Senators Urge Treasury Secretary to Curb ‘Dark Money’ Campaign Spending

February 3, 2021 Updated: February 3, 2021

Sens. Elizabeth Warren (D-Mass.) and Sheldon Whitehouse (D-R.I.) urged Treasury Secretary Janet Yellen to crack down on “dark money” spending in political campaigns.

In a letter to Yellen (pdf), the two senators argued for the Treasury Department and the Internal Revenue Service (IRS) to impose curbs on campaign spending by nonprofit organizations formed as 501(c)(4) groups, which under current laws aren’t obliged to disclose the source of their contributions.

“The IRS’s regulation and enforcement related to 501(c)(4) organizations has been woefully inadequate in the post-Citizens United era,” they wrote. “We urge you to undertake a careful review of what the IRS has done, reform its approach, and rein in abuse by ‘dark money’ organizations.”

In 2010, the U.S. Supreme Court ruled in the Citizens United v. the Federal Election Commission case, in a 5–4 split decision, to reverse longstanding campaign finance restrictions, effectively enabling corporations and other outside groups to spend unlimited funds on elections.
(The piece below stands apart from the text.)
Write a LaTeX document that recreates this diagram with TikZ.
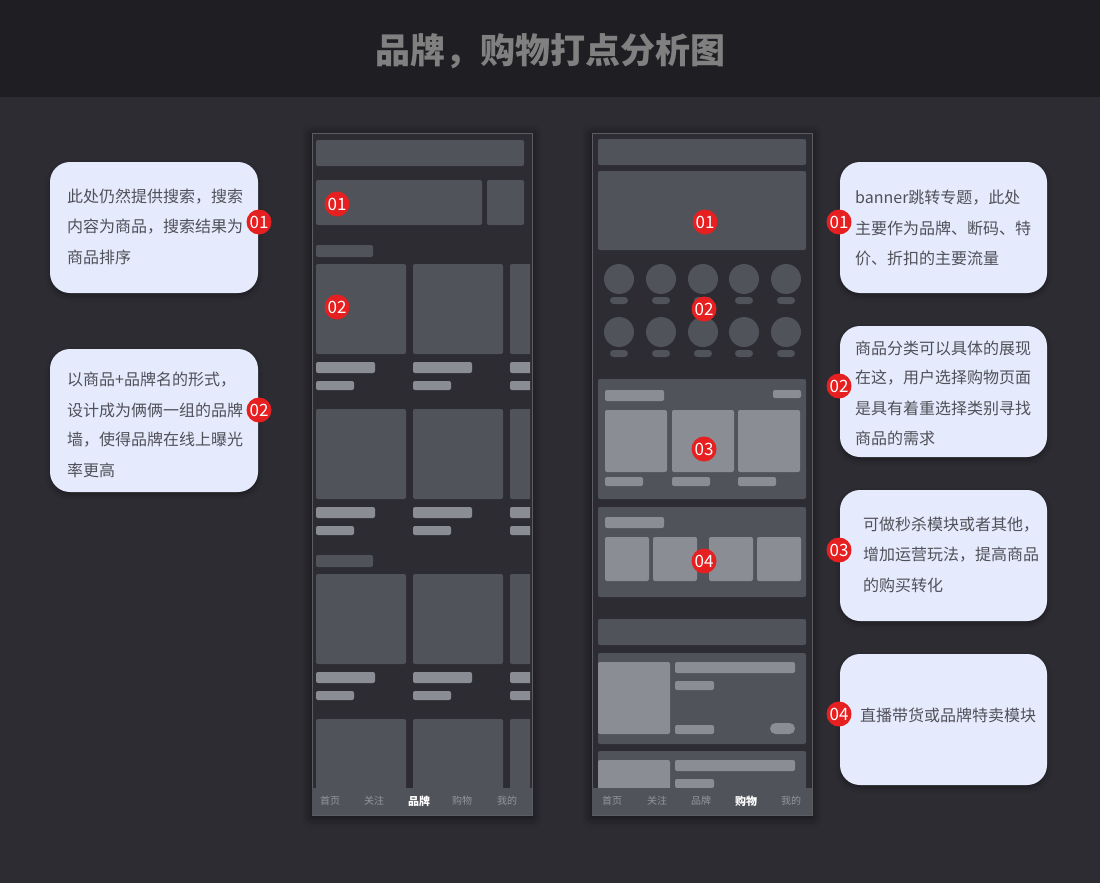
\documentclass[tikz,border=0pt]{standalone}
\usepackage{fontspec}
\newfontfamily\cjk{Noto Sans CJK SC}
\usepackage{tikz}
\usetikzlibrary{shadows.blur}
\definecolor{bgDark}{RGB}{45,44,51}
\definecolor{headDark}{RGB}{31,31,35}
\definecolor{titleGray}{RGB}{128,128,128}
\definecolor{noteFill}{RGB}{229,235,253}
\definecolor{noteText}{RGB}{80,80,88}
\definecolor{dotRed}{RGB}{230,32,32}
\definecolor{frameGray}{RGB}{92,92,98}
\definecolor{blockGray}{RGB}{80,83,90}
\definecolor{barGray}{RGB}{138,141,148}
\definecolor{tabGray}{RGB}{150,150,155}

\begin{document}
\begin{tikzpicture}[x=1pt, y=-1pt,
    note/.style={fill=noteFill, rounded corners=20pt,
      blur shadow={shadow xshift=0pt, shadow yshift=-3pt, shadow blur radius=5pt, shadow opacity=35}},
    notetext/.style={anchor=west, inner sep=0pt, text=noteText, font=\cjk\fontsize{16}{16}\selectfont},
    badge/.style={circle, fill=dotRed, text=white, minimum size=25pt, inner sep=0pt,
      font=\cjk\fontsize{17}{17}\selectfont},
    phone/.style={fill=bgDark, draw=frameGray, line width=0.8pt,
      blur shadow={shadow xshift=0pt, shadow yshift=-2pt, shadow blur radius=10pt, shadow opacity=65}},
    blk/.style={fill=blockGray, rounded corners=2pt},
    lbar/.style={fill=barGray, rounded corners=2pt},
    tab/.style={text=tabGray, inner sep=0pt, font=\cjk\fontsize{10}{10}\selectfont},
    tabon/.style={text=white, inner sep=0pt, font=\cjk\bfseries\fontsize{11}{11}\selectfont}]
  \useasboundingbox (0,0) rectangle (1100,883);
  % --- page background and header band ---
  \fill[bgDark] (0,0) rectangle (1100,883);
  \fill[headDark] (0,0) rectangle (1100,97);
  \node[text=titleGray, font=\cjk\bfseries\fontsize{35}{35}\selectfont] (title) at (550,51) {品牌，购物打点分析图};

  % --- left notes (brand page) ---
  \fill[note] (50,162) rectangle (258,293);
  \foreach \t [count=\i] in {此处仍然提供搜索，搜索, 内容为商品，搜索结果为, 商品排序}
    \node[notetext] (nl1-\i) at (67,167+30*\i) {\t};
  \node[badge] (bl1) at (259,222) {01};
  \fill[note] (50,349) rectangle (258,492);
  \foreach \t [count=\i] in {以商品+品牌名的形式，, 设计成为俩俩一组的品牌, 墙，使得品牌在线上曝光, 率更高}
    \node[notetext] (nl2-\i) at (67,350+30*\i) {\t};
  \node[badge] (bl2) at (259,410) {02};

  % --- phone 1: brand page ---
  \draw[phone] (312,133) rectangle (532,815);
  \begin{scope}
    \clip (313,134) rectangle (530,788);
    \fill[blk] (316,140) rectangle (524,166);
    \fill[blk] (316,180) rectangle (482,225);
    \fill[blk] (487,180) rectangle (524,225);
    \foreach \y in {245,555}
      \fill[blk] (316,\y) rectangle (373,\y+12);
    \foreach \y in {264,409,574,719}
      \foreach \x in {316,413,510} {
        \fill[blk] (\x,\y) rectangle (\x+90,\y+90);
        \fill[lbar] (\x,\y+98) rectangle (\x+59,\y+109);
        \fill[lbar] (\x,\y+117) rectangle (\x+38,\y+126);
      }
  \end{scope}
  \fill[blockGray] (312.4,788) rectangle (531.6,814.6);
  \foreach \x/\t/\s [count=\i] in {330/首页/tab, 374/关注/tab, 419/品牌/tabon, 462/购物/tab, 507/我的/tab}
    \node[\s] (ta-\i) at (\x,801) {\t};
  \node[badge] (pa1) at (337,204) {01};
  \node[badge] (pa2) at (337,307) {02};

  % --- phone 2: shopping page ---
  \draw[phone] (592,133) rectangle (812,815);
  \begin{scope}
    \clip (593,134) rectangle (811,788);
    \fill[blk] (598,139) rectangle (806,165);
    \fill[blk] (598,171) rectangle (806,250);
    % category icons
    \foreach \x in {619,661,703,744,786}
      \foreach \y in {279,332} {
        \fill[blockGray] (\x,\y) circle (15);
        \fill[blk, rounded corners=3.5pt] (\x-9,\y+18) rectangle (\x+9,\y+25);
      }
    % recommend card
    \fill[blk] (598,379) rectangle (806,499);
    \fill[lbar] (605,390) rectangle (664,401);
    \fill[lbar] (773,390) rectangle (801,398);
    \foreach \x in {605,672,738} {
      \fill[lbar] (\x,410) rectangle (\x+62,472);
      \fill[lbar] (\x,477) rectangle (\x+38,486);
    }
    % flash sale card
    \fill[blk] (598,507) rectangle (806,597);
    \fill[lbar] (605,517) rectangle (664,528);
    \foreach \x in {605,653,709,757}
      \fill[lbar] (\x,537) rectangle (\x+44,581);
    % live list
    \fill[blk] (598,619) rectangle (806,645);
    \foreach \y in {653,751} {
      \fill[blk] (598,\y) rectangle (806,\y+91);
      \fill[lbar] (598,\y+9) rectangle (670,\y+81);
      \fill[lbar] (675,\y+9) rectangle (795,\y+20);
      \fill[lbar] (675,\y+28) rectangle (714,\y+37);
      \fill[lbar] (675,\y+72) rectangle (714,\y+81);
      \fill[lbar, rounded corners=5.5pt] (770,\y+70) rectangle (795,\y+81);
    }
  \end{scope}
  \fill[blockGray] (592.4,788) rectangle (811.6,814.6);
  \foreach \x/\t/\s [count=\i] in {612/首页/tab, 657/关注/tab, 701/品牌/tab, 746/购物/tabon, 791/我的/tab}
    \node[\s] (tb-\i) at (\x,801) {\t};
  \node[badge] (pb1) at (705,222) {01};
  \node[badge] (pb2) at (704,309) {02};
  \node[badge] (pb3) at (704,449) {03};
  \node[badge] (pb4) at (704,561) {04};

  % --- right notes (shopping page) ---
  \fill[note] (840,162) rectangle (1047,293);
  \foreach \t [count=\i] in {banner跳转专题，此处, 主要作为品牌、断码、特, 价、折扣的主要流量}
    \node[notetext] (nr1-\i) at (855,168+30*\i) {\t};
  \node[badge] (br1) at (839,222) {01};
  \fill[note] (840,326) rectangle (1047,457);
  \foreach \t [count=\i] in {商品分类可以具体的展现, 在这，用户选择购物页面, 是具有着重选择类别寻找, 商品的需求}
    \node[notetext] (nr2-\i) at (855,318+30*\i) {\t};
  \node[badge] (br2) at (839,386) {02};
  \fill[note] (840,490) rectangle (1047,621);
  \foreach \t [count=\i] in {可做秒杀模块或者其他，, 增加运营玩法，提高商品, 的购买转化}
    \node[notetext] (nr3-\i) at (863,495+30*\i) {\t};
  \node[badge] (br3) at (839,550) {03};
  \fill[note] (840,654) rectangle (1047,785);
  \node[notetext] (nr4-1) at (860,715) {直播带货或品牌特卖模块};
  \node[badge] (br4) at (839,714) {04};
\end{tikzpicture}
\end{document}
“Our most powerful political forces now hide from open debate and public accountability by virtue of having interposed a one-way mirror between themselves and the public sphere,” Warren and Whitehouse wrote in their letter. “The result has been widely described as a ‘tsunami of slime.’”

The senators are asking Yellen to rein in the subsequent explosion of dark money spending on campaigns by enforcing regulations they say have been skirted by nonprofits since the ruling went into effect.

They’re also asking Yellen to back California Attorney General Xavier Becerra in a case in which a nonprofit organization is challenging a regulation in California that requires nonprofits to disclose donor information. That case, the Americans for Prosperity Foundation v. Becerra, is expected to go to the U.S. Supreme Court.

“Americans for Prosperity, and an armada of dark money-funded amici, are seeking constitutional protection for the dark money scheme,” the senators wrote.

“We have already seen dark money groups assert such a constitutional right in response to Congressional inquiries. Such a ruling would imperil federal disclosure rules upon which the IRS relies to enforce its own regulations.

“As members of the Senate both before and after Citizens United, we can personally attest to the corrosive influence of dark money. We hope that under your leadership, Treasury will reexamine how it regulates dark money groups and restore transparency to our political landscape.”

Democrats and Republicans both have benefited from dark money contributions, with President Joe Biden receiving an estimated $145 million in untraceable cash in the 2020 election, which was more than 10 times the amount of dark money spent on former President Donald Trump’s reelection bid.